▸ Task to carry out
In the data below, locate each line with the word "diagram" and list it.

[START OF Input material]

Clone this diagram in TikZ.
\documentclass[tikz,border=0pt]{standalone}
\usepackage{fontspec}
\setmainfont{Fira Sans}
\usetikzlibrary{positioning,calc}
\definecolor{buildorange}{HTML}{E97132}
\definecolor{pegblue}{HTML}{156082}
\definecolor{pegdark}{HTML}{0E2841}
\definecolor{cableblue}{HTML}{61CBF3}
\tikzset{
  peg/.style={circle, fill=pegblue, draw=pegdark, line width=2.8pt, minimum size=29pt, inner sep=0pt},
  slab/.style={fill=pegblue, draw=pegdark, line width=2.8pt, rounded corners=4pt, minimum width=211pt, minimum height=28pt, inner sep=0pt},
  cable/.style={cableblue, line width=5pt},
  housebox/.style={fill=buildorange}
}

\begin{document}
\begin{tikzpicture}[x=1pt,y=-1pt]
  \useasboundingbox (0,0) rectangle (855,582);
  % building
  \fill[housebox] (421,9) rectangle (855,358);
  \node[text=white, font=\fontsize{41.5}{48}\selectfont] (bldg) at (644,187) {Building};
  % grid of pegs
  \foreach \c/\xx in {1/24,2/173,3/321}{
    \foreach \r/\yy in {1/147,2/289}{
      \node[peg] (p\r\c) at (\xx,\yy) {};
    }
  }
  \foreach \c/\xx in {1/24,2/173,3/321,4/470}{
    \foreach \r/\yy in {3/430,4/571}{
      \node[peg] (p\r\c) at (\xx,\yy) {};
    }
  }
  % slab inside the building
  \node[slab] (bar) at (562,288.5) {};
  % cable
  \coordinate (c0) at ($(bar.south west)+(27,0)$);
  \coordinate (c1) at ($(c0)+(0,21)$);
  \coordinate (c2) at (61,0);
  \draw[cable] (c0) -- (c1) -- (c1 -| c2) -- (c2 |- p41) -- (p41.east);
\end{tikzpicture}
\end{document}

[END OF Input material]
[START OF Input material]

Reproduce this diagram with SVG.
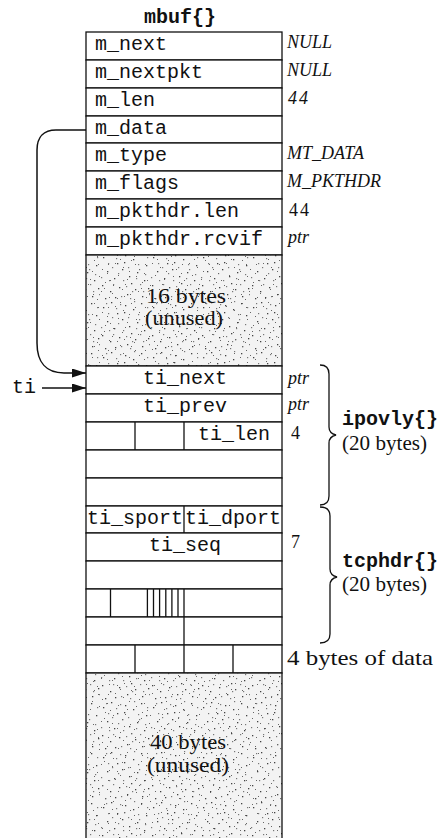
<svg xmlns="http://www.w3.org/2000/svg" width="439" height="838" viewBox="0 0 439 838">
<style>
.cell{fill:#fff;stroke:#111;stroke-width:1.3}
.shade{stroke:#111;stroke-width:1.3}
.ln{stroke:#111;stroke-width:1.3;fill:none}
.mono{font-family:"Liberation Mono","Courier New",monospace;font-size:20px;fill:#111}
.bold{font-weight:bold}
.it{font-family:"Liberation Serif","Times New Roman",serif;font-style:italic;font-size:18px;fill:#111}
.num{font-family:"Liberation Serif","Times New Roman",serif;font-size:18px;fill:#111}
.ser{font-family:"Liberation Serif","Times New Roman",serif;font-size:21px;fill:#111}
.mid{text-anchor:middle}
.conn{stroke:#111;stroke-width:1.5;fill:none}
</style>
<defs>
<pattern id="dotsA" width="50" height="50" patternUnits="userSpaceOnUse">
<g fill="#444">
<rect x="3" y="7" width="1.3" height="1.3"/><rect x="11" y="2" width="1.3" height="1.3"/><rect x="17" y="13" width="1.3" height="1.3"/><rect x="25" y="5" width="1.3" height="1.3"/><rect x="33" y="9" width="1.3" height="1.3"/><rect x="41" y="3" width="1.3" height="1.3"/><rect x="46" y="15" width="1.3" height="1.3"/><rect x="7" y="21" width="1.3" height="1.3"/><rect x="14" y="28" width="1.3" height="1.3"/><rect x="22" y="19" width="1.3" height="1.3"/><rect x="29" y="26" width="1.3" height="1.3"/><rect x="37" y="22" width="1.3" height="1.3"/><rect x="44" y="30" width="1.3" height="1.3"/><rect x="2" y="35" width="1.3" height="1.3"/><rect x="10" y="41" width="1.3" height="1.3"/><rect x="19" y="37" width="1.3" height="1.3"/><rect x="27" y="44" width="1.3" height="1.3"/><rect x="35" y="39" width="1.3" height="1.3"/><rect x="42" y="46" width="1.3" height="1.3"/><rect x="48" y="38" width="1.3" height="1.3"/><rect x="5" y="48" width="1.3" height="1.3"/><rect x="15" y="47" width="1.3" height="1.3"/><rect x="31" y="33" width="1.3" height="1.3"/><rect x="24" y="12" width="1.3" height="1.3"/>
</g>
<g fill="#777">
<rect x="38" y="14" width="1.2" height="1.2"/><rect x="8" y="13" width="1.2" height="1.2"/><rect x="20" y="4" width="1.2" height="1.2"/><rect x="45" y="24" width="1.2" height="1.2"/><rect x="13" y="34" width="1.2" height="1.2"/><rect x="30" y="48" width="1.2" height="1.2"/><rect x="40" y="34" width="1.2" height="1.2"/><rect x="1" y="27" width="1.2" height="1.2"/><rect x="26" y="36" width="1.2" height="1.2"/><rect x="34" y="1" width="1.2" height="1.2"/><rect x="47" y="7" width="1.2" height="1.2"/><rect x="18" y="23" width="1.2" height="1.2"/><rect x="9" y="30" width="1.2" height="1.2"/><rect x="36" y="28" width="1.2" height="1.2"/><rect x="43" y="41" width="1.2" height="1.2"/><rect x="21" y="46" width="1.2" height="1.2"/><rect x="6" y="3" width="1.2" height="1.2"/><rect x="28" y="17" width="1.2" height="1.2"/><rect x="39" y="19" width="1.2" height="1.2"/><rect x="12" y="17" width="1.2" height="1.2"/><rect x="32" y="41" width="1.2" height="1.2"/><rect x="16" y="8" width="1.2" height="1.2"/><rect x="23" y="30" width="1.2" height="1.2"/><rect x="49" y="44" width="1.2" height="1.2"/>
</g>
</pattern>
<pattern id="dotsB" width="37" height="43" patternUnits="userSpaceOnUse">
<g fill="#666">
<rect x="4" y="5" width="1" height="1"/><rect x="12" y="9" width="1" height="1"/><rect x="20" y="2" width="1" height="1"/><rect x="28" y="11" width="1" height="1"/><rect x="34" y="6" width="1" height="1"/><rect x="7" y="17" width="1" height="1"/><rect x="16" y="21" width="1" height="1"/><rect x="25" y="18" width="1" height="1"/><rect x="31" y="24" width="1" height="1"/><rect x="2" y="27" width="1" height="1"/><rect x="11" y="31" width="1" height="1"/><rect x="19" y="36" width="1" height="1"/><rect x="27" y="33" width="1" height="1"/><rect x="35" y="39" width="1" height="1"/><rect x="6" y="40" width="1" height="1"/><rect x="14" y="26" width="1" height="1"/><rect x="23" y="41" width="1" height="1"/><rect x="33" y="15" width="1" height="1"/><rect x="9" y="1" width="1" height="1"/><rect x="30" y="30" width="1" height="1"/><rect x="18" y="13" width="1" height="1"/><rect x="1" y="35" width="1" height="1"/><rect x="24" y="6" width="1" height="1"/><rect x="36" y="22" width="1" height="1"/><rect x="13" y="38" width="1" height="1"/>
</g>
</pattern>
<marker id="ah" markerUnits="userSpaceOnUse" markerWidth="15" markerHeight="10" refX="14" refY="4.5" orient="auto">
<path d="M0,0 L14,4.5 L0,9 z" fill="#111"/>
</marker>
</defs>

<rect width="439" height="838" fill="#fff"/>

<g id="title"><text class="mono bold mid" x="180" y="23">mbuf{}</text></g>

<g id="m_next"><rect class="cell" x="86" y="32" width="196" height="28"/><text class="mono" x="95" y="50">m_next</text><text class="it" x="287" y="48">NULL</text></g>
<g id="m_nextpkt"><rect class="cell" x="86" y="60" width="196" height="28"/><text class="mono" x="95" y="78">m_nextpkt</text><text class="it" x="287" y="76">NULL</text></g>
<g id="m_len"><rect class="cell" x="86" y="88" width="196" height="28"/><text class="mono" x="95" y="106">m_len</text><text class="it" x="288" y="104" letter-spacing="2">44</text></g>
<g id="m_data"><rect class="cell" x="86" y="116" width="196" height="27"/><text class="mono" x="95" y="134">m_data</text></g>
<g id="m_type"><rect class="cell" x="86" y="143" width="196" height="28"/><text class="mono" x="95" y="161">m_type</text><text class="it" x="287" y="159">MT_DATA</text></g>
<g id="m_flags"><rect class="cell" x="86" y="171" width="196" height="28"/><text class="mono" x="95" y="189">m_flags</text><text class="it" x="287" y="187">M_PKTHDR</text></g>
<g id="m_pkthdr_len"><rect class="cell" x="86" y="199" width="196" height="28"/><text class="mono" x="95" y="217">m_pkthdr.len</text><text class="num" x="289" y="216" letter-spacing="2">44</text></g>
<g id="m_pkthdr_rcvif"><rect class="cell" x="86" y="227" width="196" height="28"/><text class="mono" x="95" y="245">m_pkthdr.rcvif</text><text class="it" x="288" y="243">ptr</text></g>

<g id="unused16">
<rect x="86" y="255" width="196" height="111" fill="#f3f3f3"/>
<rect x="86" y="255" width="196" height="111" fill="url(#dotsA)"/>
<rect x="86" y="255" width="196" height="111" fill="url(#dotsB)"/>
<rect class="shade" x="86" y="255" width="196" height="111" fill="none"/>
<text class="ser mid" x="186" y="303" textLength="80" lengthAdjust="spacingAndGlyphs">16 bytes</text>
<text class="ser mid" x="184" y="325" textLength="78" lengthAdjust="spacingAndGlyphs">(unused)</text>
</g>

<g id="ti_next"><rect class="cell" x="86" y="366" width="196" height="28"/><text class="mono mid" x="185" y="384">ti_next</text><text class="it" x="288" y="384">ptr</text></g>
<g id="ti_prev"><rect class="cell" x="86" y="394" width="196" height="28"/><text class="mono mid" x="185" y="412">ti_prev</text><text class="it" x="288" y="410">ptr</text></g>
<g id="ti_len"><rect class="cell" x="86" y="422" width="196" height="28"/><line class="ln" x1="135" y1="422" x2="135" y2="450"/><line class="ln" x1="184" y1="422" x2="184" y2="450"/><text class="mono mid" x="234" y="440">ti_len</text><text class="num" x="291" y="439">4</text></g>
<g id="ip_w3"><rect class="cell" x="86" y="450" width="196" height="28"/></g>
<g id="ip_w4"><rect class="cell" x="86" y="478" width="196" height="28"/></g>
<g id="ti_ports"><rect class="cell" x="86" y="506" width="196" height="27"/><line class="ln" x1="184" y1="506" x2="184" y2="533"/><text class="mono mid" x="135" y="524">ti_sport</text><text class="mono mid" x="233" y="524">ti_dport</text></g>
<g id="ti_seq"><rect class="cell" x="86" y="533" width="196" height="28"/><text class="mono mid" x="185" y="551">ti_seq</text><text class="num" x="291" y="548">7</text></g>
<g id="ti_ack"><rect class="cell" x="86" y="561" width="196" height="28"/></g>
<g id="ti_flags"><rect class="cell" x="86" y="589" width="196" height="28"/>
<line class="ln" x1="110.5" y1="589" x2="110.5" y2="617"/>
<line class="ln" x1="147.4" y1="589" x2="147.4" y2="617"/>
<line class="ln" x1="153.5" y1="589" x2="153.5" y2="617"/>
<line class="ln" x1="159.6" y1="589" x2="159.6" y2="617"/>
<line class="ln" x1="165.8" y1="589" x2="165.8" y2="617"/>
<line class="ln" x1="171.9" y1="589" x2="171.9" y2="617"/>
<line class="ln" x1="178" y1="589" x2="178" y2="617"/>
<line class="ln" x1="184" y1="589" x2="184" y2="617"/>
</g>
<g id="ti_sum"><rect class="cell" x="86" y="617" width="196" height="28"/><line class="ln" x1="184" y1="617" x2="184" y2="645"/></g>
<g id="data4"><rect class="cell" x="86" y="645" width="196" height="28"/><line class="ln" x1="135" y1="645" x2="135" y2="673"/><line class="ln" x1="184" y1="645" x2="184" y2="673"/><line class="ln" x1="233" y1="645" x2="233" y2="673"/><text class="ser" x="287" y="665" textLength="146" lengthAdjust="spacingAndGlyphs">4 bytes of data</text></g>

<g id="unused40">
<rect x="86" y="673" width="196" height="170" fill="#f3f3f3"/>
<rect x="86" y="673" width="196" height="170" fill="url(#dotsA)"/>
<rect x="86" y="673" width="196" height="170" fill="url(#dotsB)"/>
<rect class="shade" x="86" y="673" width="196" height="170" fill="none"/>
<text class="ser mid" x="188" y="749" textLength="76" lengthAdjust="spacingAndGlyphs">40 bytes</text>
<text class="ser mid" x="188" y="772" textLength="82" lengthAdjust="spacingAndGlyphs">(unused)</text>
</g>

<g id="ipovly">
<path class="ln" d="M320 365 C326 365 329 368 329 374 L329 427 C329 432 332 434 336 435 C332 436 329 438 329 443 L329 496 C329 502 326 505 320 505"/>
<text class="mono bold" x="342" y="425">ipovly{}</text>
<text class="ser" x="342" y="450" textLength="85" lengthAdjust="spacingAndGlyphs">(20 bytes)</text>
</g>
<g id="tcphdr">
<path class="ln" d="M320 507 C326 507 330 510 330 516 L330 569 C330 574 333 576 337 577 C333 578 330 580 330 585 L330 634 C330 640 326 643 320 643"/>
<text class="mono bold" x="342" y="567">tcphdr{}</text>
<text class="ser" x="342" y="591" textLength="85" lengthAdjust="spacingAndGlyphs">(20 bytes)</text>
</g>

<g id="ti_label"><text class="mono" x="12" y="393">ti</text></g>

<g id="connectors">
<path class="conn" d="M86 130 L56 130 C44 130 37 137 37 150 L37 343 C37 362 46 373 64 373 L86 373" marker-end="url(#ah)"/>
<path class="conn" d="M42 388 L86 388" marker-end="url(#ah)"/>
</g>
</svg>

[END OF Input material]

▸ Task output
Clone this diagram in TikZ.
Reproduce this diagram with SVG.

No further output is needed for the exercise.